Elf-Man stands his ground, but the villains brought mistletoe, which acts like kryptonite to elves. They take the chip and leave Elf-Man writhing on the floor with mistletoe on top of him. Pulling it off him doesn't negate the effects, but the kids once again deduce the solution: they get their dad and the woman he invited to kiss beneath the mistletoe to reverse its effects, which not only stops poisoning Elf-Man but also gives him actual superpowers. Sure. Why the hell not.

Cue the generic third act fight in which Elf-Man (aided by the kids) defeats the bad guys and recovers the chip. This leads into an even more generic farewell sequence where we're suddenly supposed to believe the characters have developed emotional attachments to each other despite the fact the movie spent most of the previous hour showing us the opposite.

The movie's merits are few and far between. I mentioned earlier a few shots briefly crossed over to watchability. Nothing exceptional, but it's important to note the rare instances of mediocrity stood out in contrast to the default of absolute garbage. In the interest of being complete, I actually liked a visual gag where a Christmas wreath rolled across the screen like a tumbleweed.

Aside from that two-second gag, the film's best asset is the primary antagonist, played by Jeffrey Combs. I thought a few of the other actors were decent, as well - the scientist and the other two villains did about as good a job as you could have asked for, and the grandmother was fine - but Combs was the real standout. He's got a hell of a voice and a lot of presence, which is a hell of a lot more than I can say about anything else in this mess.

And that's about it, in terms of positives. Despite the fact the movie appears to have been made for Jason Acuña, he is absolutely awful in the lead. I don't just mean he "doesn't work in the role," either - Acuña displays virtually no ability to act, whatsoever. It feels like he's relying on his fame as one of the stars of Jackass to carry the film - he's clearly playing the character as a version of an existing persona, rather than a unique role, and said persona doesn't seem capable of acting. Maybe that's intentional, or maybe he's just out of his element. Either way, it is painful to watch.

He's not alone, either. The kids are... look, I'm sure it's not their fault, and I am sincerely sorry if either of them ever read this somehow, but they were really, truly not ready for this kind of thing. Their lines are delivered with the range and sincerity of a mediocre 4th-grade school play. We're talking "kids from Full House" levels of bad here, and that goes for more than just them. The aforementioned love interest isn't any better, and we already covered Acuña.

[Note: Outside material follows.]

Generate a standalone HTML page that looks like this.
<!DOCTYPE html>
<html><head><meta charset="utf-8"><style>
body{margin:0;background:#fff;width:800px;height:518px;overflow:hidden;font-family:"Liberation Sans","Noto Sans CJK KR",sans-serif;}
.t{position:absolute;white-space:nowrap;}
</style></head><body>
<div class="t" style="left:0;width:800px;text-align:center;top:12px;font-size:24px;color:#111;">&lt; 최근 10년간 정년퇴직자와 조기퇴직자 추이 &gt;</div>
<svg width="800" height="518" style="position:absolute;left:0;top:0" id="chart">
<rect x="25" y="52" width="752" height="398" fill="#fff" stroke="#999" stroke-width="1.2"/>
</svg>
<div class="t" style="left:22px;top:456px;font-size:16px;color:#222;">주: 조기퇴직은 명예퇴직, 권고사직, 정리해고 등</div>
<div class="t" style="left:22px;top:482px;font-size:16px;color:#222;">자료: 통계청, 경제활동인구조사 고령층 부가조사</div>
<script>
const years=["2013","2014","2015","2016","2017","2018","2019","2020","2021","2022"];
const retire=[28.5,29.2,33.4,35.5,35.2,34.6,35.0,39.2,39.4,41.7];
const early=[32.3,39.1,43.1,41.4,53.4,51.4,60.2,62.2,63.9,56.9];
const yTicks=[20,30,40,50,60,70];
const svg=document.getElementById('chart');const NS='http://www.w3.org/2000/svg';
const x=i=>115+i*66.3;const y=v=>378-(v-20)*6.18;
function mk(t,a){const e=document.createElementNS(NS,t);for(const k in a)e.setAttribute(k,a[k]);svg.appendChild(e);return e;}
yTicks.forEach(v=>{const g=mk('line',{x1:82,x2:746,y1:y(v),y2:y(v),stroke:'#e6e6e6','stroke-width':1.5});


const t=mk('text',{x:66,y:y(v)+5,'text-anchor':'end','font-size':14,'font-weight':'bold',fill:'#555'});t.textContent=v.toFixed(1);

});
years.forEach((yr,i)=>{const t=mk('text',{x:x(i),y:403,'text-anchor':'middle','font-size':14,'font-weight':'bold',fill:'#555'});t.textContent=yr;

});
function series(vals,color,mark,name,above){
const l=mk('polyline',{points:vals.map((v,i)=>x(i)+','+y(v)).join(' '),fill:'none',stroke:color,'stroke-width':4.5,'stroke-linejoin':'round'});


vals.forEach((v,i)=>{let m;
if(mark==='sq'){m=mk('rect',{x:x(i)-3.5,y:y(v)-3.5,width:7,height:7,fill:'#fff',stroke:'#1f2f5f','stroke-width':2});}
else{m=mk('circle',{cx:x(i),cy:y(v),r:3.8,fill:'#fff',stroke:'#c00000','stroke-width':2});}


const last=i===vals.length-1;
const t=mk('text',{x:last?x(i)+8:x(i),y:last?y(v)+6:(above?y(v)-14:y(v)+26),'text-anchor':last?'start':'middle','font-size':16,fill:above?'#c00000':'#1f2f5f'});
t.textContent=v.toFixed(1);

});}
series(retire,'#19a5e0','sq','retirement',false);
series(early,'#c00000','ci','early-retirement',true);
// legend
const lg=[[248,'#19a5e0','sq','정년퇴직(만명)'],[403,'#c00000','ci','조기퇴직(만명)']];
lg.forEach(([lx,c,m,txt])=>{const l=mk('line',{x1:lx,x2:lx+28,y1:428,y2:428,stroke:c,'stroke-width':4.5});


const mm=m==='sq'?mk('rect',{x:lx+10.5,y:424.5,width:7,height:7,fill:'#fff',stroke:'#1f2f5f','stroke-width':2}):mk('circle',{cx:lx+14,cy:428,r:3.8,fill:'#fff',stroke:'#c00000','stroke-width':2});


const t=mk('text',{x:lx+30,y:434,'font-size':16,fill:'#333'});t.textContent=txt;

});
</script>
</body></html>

But astonishingly none of them are the worst part. No, that honor falls to the script, which is just... it's absolutely astonishing it ever got filmed. Not just because it isn't funny, and not just because it fails to deliver even a shred of believable emotion... all that's true, but the real flaw is how mangled and misguided the tone is.

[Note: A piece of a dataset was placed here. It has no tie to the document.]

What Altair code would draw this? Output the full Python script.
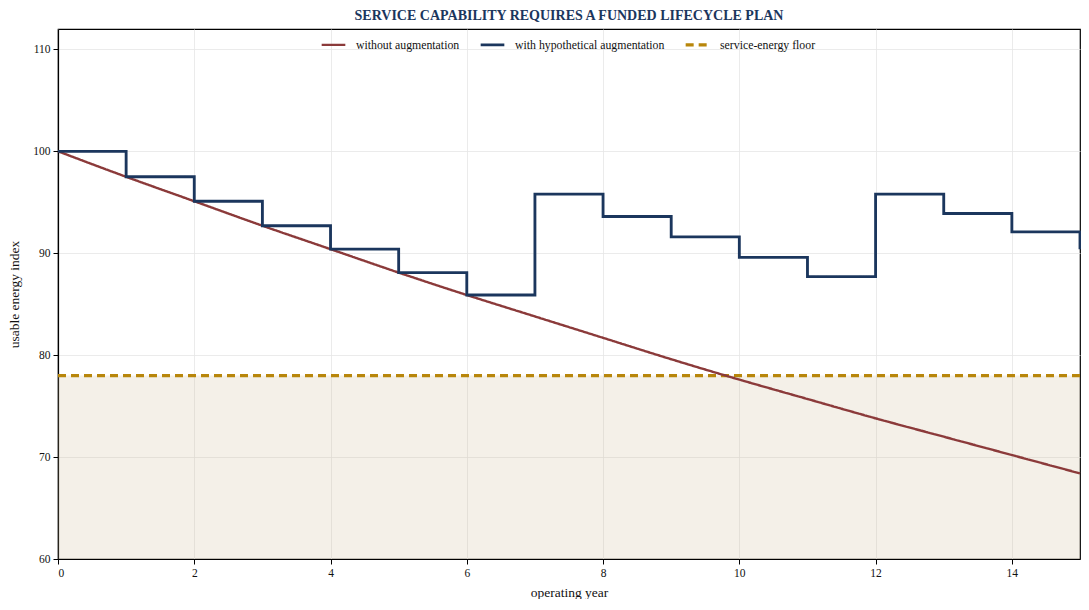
import altair as alt
import pandas as pd

years = list(range(16))
without_aug = [100.0, 97.5, 95.1, 92.7, 90.4, 88.1, 85.9, 83.8, 81.7, 79.6,
               77.6, 75.7, 73.8, 72.0, 70.2, 68.4]
with_aug = [100.0, 97.5, 95.1, 92.7, 90.4, 88.1, 85.9, 95.8, 93.6, 91.6,
            89.6, 87.7, 95.8, 93.9, 92.1, 90.4]
floor_value = 78.0

S1 = "without augmentation"
S2 = "with hypothetical augmentation"
S3 = "service-energy floor"
series_names = [S1, S2, S3]
series_colors = ["#8b3a3a", "#1b365d", "#b8860b"]
series_dash = [[1, 0], [1, 0], [8, 5]]
series_width = [2.4, 3.3, 2.2]

FONT = "Liberation Serif"

df_without = pd.DataFrame({"year": years, "value": without_aug, "series": S1})
df_with = pd.DataFrame({"year": years, "value": with_aug, "series": S2})
df_floor = pd.DataFrame({"y": [floor_value], "series": [S3]})
df_band = pd.DataFrame({"x": [years[0]], "x2": [years[-1]], "y": [60], "y2": [floor_value]})

x_scale = alt.Scale(domain=[0, 15], nice=False)
y_scale = alt.Scale(domain=[60, 112], nice=False)

color_enc = alt.Color("series:N",
                      scale=alt.Scale(domain=series_names, range=series_colors),
                      legend=alt.Legend(title=None, orient="none", direction="horizontal",
                                        legendX=262, legendY=2, symbolType="stroke",
                                        symbolSize=560, labelFont=FONT, labelFontSize=11.8,
                                        labelColor="#111", columnPadding=14, labelOffset=9))
dash_enc = alt.StrokeDash("series:N",
                          scale=alt.Scale(domain=series_names, range=series_dash),
                          legend=alt.Legend(title=None))
width_enc = alt.StrokeWidth("series:N",
                            scale=alt.Scale(domain=series_names, range=series_width),
                            legend=alt.Legend(title=None))

xax = alt.Axis(title="operating year", values=[0, 2, 4, 6, 8, 10, 12, 14], format="d")
yax = alt.Axis(title="usable energy index", values=[60, 70, 80, 90, 100, 110])

band = alt.Chart(df_band).mark_rect(color="#c8b48a", opacity=0.2).encode(
    x=alt.X("x:Q", scale=x_scale, axis=xax),
    x2="x2:Q",
    y=alt.Y("y:Q", scale=y_scale, axis=yax),
    y2="y2:Q",
)

line_without = alt.Chart(df_without).mark_line(interpolate="monotone").encode(
    x=alt.X("year:Q", scale=x_scale),
    y=alt.Y("value:Q", scale=y_scale),
    color=color_enc, strokeDash=dash_enc, strokeWidth=width_enc,
)

line_with = alt.Chart(df_with).mark_line(interpolate="step-after").encode(
    x=alt.X("year:Q", scale=x_scale),
    y=alt.Y("value:Q", scale=y_scale),
    color=color_enc, strokeDash=dash_enc, strokeWidth=width_enc,
)

floor_rule = alt.Chart(df_floor).mark_rule().encode(
    y=alt.Y("y:Q", scale=y_scale),
    color=color_enc, strokeDash=dash_enc, strokeWidth=width_enc,
)

chart = alt.layer(band, floor_rule, line_without, line_with).properties(
    width=1022, height=530,
    autosize=alt.AutoSizeParams(type="none"),
    padding={"left": 50, "top": 21, "right": 1, "bottom": 40},
    title=alt.TitleParams("SERVICE CAPABILITY REQUIRES A FUNDED LIFECYCLE PLAN",
                          font=FONT, fontSize=14, fontWeight="bold", color="#1b365d",
                          anchor="middle", offset=6),
).configure_view(
    stroke="#000", strokeWidth=1.2
).configure_axis(
    labelFont=FONT, titleFont=FONT, labelFontSize=11.5, titleFontSize=13.5,
    titleFontWeight="normal", labelColor="#111", titleColor="#111",
    domainColor="#000", tickColor="#000", tickSize=5, domainWidth=1.2,
    gridColor="#e6e6e6", gridWidth=0.8, labelPadding=3,
).configure_axisY(
    titlePadding=11
).configure_axisX(
    titlePadding=7
)

chart.save("out.html", embed_options={"renderer": "svg", "actions": False})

This is, of course, a kid's movie - I assume that was obvious from the premise and synopsis, to say nothing of the leaps in logic. But it's also a vehicle for an actor from Jackass, and it kind of embraces that fact. The movie doesn't appear to have him actually doing any absurd stunts or anything, but it does seem to allude to that sort of thing. And while it doesn't overtly cross any lines in terms of content, it seems to delight in moving up to them in ways that are unpleasant to watch. I don't mean unpleasant in a subversive or shocking sense - it's just really a chore to sit through.

I'm not familiar enough with Jackass to state this for certain, but it felt like the movie was peppering homages to the franchise. If so, that probably wasn't a great idea in something otherwise going for the feel of a G-rated movie.

I could go on. The direction and editing are barely better than the writing. The pacing is so bad, it feels like it was made by people who'd never actually seen a movie before. It is virtually indescribably bad to a point I almost want to tell you to watch this just so you'll understand. But I won't, because I don't hate you.

You do not need to see this. No one needs to see it. I do not understand how or why anyone could have made this and unleashed it on the public, let alone on children.